Chaque leader engagé dans ce sens doit s’investir personnellement pour motiver, par le dialogue, les acteurs de l’économie et de la société civile à œuvrer ensemble.

Les entreprises sont les  créateurs d'emplois par excellence. Grâce à leurs investissements, elles jouent un rôle vital dans le progrès économique et social d’un pays, c’est-à-dire à sa stabilité.  Or la stabilité est un des meilleurs ingrédients pour le développement d’une culture du respect des droits de l’homme.

La préparation de l’adoption du plan d’action national suisse pour la mise en œuvre les Principes directeurs n’a été possible que par le dialogue et une collaboration fructueuse avec les acteurs de la société civile, de l’économie, les partenaires sociaux et le monde académique.

Notre plan reconnait que les activités des entreprises ne se résument pas uniquement à l‘investissement, à la création de places de travail et au développement économique. Il constate aussi que l’activité économique peut éventuellement avoir des effets collatéraux indésirables.

Le plan d’action suisse vise en priorité à combler les lacunes de gouvernance (Governance Gaps), particulièrement lorsque les entreprises déploient leurs activités à l’étranger, dans des zones à hauts risques ou en proie à des conflits.

Le système judiciaire suisse assure l’accès à des voies de recours pour les victimes de violations des droits de l’homme qui ont lieu sur son territoire ou sous sa juridiction.

En outre, la Suisse offre en dernier recours des mécanismes de règlement des différends. Les victimes peuvent y accéder lorsque des entreprises sises en Suisse sont associées à des violations des droits de l’homme à l’étranger, et lorsque l’accès aux voies de recours n’est pas garanti dans le pays hôte des entreprises.

Je suis convaincu que la majorité des grandes entreprises suisses s’acquittent de leurs responsabilités en matière de droits de l’homme. 
 
Elles ont pour la plupart intégré cette approche dans leur modèle de gestion. Leur succès doit convaincre les entreprises récalcitrantes. 

Cette approche pragmatique contribue à atteindre le but recherché par le gouvernement suisse, à savoir que les entreprises suisses s’acquittent de leurs responsabilités en matière de droits de l’homme sans subir de désavantage concurrentiel.

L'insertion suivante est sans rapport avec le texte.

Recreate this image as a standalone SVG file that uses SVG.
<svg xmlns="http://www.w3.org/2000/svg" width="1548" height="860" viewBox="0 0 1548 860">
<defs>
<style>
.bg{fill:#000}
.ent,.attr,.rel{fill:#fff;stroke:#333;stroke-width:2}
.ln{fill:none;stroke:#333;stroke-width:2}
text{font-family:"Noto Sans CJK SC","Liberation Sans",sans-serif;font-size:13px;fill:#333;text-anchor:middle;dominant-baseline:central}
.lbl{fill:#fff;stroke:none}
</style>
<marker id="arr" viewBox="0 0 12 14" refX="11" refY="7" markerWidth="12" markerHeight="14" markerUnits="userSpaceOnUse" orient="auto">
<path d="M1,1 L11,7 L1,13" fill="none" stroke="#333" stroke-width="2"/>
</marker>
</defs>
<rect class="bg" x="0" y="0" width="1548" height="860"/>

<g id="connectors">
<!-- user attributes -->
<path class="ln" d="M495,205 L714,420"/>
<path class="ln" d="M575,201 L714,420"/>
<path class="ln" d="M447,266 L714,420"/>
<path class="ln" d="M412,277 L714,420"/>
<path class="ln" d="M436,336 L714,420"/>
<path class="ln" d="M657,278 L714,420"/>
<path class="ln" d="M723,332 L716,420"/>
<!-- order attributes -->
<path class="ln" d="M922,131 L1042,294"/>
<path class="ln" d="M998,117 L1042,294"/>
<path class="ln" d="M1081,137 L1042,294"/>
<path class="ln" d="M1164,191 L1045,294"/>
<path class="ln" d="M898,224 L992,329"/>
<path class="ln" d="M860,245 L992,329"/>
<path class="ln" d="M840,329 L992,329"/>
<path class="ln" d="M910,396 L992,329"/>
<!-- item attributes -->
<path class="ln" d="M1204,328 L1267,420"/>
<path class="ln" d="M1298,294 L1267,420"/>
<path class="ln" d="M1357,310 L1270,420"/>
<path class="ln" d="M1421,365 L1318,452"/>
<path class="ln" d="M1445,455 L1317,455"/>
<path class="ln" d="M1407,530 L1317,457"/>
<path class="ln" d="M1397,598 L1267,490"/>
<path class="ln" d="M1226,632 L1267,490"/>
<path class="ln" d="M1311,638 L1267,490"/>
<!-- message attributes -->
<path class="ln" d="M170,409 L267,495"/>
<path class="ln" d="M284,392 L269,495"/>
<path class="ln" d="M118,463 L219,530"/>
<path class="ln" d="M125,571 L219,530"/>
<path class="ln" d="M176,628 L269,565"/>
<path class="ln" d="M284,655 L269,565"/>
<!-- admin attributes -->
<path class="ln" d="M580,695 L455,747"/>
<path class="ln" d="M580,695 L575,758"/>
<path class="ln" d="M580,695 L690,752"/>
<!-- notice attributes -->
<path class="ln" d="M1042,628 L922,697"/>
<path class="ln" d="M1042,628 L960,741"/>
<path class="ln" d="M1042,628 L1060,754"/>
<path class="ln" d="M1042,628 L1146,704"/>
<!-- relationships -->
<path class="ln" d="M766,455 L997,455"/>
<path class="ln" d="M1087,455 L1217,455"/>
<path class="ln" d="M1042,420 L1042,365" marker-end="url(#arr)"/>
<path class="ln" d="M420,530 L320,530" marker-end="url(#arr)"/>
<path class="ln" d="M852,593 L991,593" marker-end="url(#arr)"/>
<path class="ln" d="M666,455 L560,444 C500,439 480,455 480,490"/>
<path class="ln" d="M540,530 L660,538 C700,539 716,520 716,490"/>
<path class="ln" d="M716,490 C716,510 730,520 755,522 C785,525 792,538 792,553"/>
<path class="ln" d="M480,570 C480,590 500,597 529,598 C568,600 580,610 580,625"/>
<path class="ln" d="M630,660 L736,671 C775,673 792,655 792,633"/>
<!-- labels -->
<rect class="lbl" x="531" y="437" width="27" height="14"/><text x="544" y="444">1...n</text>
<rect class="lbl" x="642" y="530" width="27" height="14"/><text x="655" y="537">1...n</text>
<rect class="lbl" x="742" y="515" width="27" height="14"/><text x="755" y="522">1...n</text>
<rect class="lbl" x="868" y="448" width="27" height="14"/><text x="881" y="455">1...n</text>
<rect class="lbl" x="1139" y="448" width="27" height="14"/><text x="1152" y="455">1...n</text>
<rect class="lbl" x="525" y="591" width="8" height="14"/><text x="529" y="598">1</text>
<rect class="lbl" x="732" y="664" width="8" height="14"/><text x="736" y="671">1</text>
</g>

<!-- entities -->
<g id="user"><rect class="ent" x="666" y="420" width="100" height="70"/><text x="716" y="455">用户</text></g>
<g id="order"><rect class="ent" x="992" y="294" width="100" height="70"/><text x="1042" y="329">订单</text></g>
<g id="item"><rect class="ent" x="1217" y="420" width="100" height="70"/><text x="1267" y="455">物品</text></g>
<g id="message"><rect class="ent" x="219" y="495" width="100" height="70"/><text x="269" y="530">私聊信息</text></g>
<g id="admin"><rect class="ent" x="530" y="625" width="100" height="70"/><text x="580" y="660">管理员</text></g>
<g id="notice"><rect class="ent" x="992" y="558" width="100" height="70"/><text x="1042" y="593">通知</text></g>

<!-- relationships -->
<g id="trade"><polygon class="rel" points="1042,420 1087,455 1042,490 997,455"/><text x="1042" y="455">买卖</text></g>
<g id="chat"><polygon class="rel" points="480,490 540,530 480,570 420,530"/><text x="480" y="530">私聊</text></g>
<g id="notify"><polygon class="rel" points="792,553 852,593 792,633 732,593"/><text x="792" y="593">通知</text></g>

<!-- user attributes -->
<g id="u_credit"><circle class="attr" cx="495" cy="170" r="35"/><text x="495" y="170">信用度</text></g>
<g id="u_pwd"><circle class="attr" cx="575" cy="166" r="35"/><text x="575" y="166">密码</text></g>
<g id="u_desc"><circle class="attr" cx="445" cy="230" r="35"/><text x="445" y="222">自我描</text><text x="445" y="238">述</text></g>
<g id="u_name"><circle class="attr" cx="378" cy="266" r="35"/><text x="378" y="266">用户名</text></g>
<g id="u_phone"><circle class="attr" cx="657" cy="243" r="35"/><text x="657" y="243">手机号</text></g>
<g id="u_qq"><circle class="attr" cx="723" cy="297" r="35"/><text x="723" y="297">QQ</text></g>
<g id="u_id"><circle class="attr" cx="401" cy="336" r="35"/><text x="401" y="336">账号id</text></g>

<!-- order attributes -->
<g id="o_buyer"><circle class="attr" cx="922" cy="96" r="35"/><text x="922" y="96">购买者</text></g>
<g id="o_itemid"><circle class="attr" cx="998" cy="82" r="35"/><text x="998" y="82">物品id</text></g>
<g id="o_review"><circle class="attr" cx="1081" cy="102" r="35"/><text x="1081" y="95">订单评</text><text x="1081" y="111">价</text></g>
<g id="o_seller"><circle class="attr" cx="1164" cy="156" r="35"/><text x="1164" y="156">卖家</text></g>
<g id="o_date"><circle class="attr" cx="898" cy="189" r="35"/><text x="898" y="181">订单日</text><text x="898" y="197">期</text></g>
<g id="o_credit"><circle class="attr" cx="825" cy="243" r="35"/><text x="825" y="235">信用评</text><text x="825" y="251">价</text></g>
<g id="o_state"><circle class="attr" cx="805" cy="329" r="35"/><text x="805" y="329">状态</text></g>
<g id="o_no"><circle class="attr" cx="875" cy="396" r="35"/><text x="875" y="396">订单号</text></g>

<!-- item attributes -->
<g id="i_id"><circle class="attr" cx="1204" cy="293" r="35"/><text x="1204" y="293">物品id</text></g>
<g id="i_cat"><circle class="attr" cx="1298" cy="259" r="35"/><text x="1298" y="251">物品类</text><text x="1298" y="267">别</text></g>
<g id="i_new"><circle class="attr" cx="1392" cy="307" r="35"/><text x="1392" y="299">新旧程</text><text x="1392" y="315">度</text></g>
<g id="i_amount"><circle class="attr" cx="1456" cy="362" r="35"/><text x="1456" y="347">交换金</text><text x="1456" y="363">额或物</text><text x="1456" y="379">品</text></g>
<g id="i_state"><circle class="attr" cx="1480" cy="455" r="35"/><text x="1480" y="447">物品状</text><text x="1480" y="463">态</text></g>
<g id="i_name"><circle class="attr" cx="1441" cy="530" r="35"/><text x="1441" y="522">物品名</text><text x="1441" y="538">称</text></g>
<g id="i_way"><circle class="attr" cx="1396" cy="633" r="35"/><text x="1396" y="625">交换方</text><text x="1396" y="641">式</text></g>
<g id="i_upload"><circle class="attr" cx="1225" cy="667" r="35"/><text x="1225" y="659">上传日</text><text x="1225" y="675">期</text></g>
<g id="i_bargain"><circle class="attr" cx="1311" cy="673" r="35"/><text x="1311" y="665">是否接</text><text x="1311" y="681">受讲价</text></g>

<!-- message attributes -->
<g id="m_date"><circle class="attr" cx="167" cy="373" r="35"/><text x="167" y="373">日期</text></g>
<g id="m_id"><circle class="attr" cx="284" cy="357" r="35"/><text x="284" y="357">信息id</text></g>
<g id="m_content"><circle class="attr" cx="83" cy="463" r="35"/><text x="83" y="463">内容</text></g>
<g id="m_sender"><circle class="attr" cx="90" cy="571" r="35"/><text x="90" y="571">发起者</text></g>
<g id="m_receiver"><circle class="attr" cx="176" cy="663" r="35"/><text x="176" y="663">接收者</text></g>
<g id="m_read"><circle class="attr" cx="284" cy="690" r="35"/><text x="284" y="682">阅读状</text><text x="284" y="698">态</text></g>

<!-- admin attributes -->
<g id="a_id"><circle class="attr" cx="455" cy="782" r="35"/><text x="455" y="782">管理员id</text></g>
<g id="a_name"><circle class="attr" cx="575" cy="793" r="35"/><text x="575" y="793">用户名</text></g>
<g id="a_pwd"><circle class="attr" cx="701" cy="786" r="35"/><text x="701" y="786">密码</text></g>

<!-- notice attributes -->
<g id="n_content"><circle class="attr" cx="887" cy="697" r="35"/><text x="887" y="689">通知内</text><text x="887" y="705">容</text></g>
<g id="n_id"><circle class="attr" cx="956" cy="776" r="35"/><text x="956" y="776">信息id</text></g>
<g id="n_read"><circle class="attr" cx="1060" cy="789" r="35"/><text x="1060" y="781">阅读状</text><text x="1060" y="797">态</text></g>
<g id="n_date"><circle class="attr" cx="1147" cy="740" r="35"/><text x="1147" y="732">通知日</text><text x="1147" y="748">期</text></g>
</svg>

L’adoption des plans nationaux doit tenir compte de la structure économique des Etats. L’économie suisse repose sur un tissu formé de nonante-neuf pour cents de petites et moyennes entreprises. Ces entreprises ne disposent pas toujours des ressources ni des connaissances nécessaires pour intégrer les Principes directeurs dans leurs modèles de gestion. Il faut donc éviter de leur imposer des charges administratives trop lourdes et des coûts de production trop élevés, pour leur permettre de rester compétitives sur les marchés.

Le plan national contient une cinquantaine d‘instruments politiques au service des droits de l’homme et de l’économie suisse.

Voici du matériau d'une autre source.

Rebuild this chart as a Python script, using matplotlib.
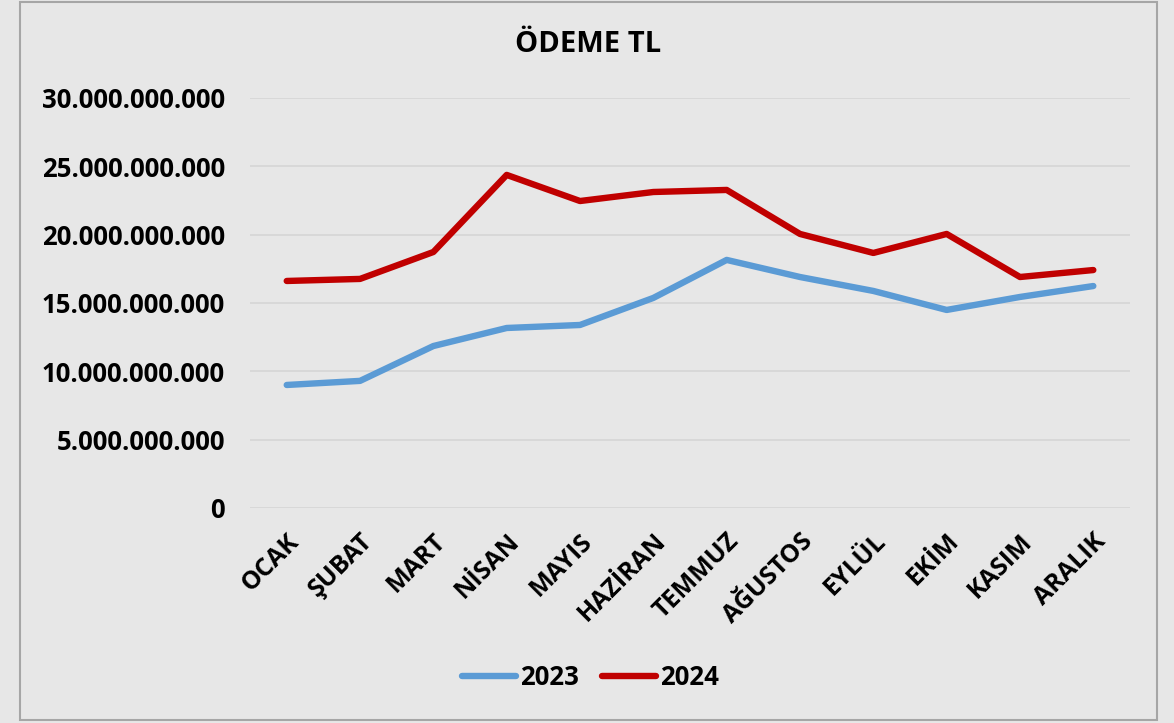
import numpy as np
import matplotlib.pyplot as plt
from matplotlib.ticker import FuncFormatter

months = ["OCAK", "ŞUBAT", "MART", "NİSAN", "MAYIS", "HAZİRAN",
          "TEMMUZ", "AĞUSTOS", "EYLÜL", "EKİM", "KASIM", "ARALIK"]
# payments, TL
odeme_2023 = [9.0e9, 9.3e9, 11.85e9, 13.17e9, 13.39e9, 15.37e9,
              18.15e9, 16.9e9, 15.88e9, 14.49e9, 15.44e9, 16.24e9]
odeme_2024 = [16.61e9, 16.76e9, 18.73e9, 24.37e9, 22.46e9, 23.12e9,
              23.27e9, 20.05e9, 18.66e9, 20.05e9, 16.9e9, 17.41e9]
y_ticks = [0, 5e9, 10e9, 15e9, 20e9, 25e9, 30e9]

plt.rcParams['font.family'] = ['Open Sans', 'DejaVu Sans']
plt.rcParams['font.weight'] = 'bold'

bg = '#e7e7e7'
fig = plt.figure(figsize=(11.74, 7.23), dpi=100, facecolor=bg)
ax = fig.add_axes([0.213, 0.2974, 0.7495, 0.5671], facecolor=bg)

x = np.arange(len(months))
ax.plot(x, odeme_2023, color='#5b9bd5', lw=4.6, solid_capstyle='round',
        solid_joinstyle='round', label='2023')
ax.plot(x, odeme_2024, color='#c00000', lw=4.6, solid_capstyle='round',
        solid_joinstyle='round', label='2024')

ax.set_xlim(-0.5, len(months) - 0.5)
ax.set_ylim(0, 30e9)
ax.set_yticks(y_ticks)
ax.yaxis.set_major_formatter(FuncFormatter(lambda v, p: f"{int(v):,}".replace(",", ".")))
ax.set_xticks(x)
ax.set_xticklabels(months, rotation=45, ha='right', rotation_mode='anchor')
ax.tick_params(length=0, labelsize=18.5)
ax.tick_params(axis='y', pad=18)
ax.tick_params(axis='x', labelsize=18, pad=15)
ax.grid(axis='y', color='#d6d6d6', lw=1.2)
ax.set_axisbelow(True)
for s in ax.spines.values():
    s.set_visible(False)

fig.text(0.501, 0.938, "ÖDEME TL", ha='center', va='center', fontsize=21, fontweight='bold')

fig.legend(loc='center', bbox_to_anchor=(0.503, 0.0636), ncol=2, frameon=False,
           fontsize=18.5, handlelength=2.1, handletextpad=0.15, columnspacing=0.9)

# outer chart frame
fig.add_artist(plt.Rectangle((20 / 1174, 3 / 723), 1137 / 1174, 718 / 723,
                             transform=fig.transFigure, fill=False,
                             edgecolor='#a6a6a6', lw=1.5))

fig.savefig("out.png", dpi=100, facecolor=bg)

Le plan d’action suisse ne prévoit aucune nouvelle mesure législative. Il sert à communiquer et à sensibiliser l’économie sur les attentes du Conseil fédéral.

Mesdames et Messieurs,

“An algorithm is a political statement!”

On m’a rendu attentif à ce graffiti sur un escalier de l’Université de Zürich lors du lancement de l’Initiative suisse pour la société numérique de cette université en septembre dernier.

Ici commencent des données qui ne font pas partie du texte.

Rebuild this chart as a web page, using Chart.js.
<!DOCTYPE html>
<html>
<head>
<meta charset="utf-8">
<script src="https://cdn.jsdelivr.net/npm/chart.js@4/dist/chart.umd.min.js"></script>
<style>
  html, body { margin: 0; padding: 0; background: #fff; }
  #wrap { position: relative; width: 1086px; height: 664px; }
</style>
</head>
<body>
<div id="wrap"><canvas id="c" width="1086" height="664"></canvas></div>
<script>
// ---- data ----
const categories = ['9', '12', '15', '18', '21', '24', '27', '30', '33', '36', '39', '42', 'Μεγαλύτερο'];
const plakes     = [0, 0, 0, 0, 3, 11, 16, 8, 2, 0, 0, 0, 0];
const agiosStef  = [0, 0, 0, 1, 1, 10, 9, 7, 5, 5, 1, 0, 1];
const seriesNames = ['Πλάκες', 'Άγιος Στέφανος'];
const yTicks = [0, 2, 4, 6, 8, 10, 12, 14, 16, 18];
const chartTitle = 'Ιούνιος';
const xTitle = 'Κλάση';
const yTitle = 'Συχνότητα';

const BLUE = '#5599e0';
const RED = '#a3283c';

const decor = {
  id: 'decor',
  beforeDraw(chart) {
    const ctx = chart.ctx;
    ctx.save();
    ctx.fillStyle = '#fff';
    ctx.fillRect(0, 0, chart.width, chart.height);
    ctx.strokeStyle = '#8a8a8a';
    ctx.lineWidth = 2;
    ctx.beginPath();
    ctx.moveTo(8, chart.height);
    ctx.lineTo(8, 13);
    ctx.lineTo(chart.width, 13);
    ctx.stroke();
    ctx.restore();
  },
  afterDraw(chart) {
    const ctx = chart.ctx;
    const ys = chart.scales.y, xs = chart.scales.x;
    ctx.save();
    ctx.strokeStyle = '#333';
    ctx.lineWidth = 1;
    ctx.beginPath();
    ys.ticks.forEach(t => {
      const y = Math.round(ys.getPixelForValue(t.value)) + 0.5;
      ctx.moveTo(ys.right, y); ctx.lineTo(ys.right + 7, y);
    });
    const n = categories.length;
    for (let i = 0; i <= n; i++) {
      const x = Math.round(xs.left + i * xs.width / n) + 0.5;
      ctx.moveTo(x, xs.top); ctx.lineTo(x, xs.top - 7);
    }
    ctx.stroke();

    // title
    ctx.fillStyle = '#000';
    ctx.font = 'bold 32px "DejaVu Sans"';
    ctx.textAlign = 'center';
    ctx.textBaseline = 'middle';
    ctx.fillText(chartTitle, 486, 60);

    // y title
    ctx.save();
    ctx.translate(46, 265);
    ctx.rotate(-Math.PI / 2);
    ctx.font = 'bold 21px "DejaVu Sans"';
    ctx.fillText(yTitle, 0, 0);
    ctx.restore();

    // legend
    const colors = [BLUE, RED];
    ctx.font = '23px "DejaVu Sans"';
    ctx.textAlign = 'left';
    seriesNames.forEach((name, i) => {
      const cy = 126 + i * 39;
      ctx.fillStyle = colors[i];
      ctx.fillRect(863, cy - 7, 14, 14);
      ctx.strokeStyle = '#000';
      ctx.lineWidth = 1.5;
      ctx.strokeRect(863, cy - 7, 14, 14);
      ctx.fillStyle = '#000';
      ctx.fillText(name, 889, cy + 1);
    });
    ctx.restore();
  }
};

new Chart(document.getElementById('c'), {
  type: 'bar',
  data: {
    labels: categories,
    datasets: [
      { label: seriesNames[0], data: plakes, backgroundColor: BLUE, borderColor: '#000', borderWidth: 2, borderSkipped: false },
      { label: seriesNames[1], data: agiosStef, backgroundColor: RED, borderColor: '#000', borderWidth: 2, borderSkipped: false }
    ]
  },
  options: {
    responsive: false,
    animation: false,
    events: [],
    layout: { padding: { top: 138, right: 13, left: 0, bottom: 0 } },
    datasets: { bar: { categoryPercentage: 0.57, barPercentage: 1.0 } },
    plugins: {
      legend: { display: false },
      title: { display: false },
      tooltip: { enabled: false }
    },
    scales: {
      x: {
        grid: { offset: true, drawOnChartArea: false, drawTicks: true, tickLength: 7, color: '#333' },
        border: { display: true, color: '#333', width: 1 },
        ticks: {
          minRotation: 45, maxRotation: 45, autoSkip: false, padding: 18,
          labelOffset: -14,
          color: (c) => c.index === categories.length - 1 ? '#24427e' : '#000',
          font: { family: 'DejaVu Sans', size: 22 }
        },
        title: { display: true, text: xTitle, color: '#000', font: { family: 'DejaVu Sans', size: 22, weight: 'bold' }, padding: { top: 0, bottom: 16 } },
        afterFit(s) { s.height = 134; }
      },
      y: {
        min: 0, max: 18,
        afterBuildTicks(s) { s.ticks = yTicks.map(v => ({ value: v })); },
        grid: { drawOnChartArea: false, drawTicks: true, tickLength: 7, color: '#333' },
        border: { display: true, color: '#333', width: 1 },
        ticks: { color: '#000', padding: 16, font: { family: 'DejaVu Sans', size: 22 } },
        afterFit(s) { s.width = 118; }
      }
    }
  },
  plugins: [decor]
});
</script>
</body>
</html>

Ce graffiti m’a interpellé.  Il doit tous nous interpeller. Pourquoi ? Actuellement les entreprises sont extrêmement sollicitées par la transformation numérique de l’économie.

La numérisation de l’économie nous offre une chance unique d’aborder la question des droits de l’homme, parce que cette transformation rompt de vieilles pratiques de gestion qui devront être remplacées par de nouveaux « business modèles ».

La numérisation ouvre des portes à des opportunités pour que les entreprises intègrent, dans leurs futurs modèles de gestion, des considérations autres que strictement économiques. Il doit s’agir d’un cercle vertueux : le développement d’une société numérique
ne doit pas cacher des mécanismes visant à traquer les défenseurs des droits de l’homme, mais contribuer à l’amélioration des conditions de vie dans tous les domaines – politique, économique, social et culturel.

Pour le futur de ce Forum, vous devrez donc aborder la question centrale qui se pose pour les entreprises : comment intégrer la promotion et le respect des droits de l’homme dans les algorithmes qu’elles utiliseront dans le futur ?

Nous devons faire preuve de solidarité, entre les acteurs économiques et de la société civile d’une part, mais entre les Etats d’autre part, pour que le respect des droits de l’homme dans le cadre de l’activité économique globalisée contribue à la stabilité et la paix dans le monde.

Je forme mes vœux de plein succès pour les travaux du cinquième Forum des Nations Unies sur les entreprises et les droits de l’homme.

Je vous remercie pour votre attention.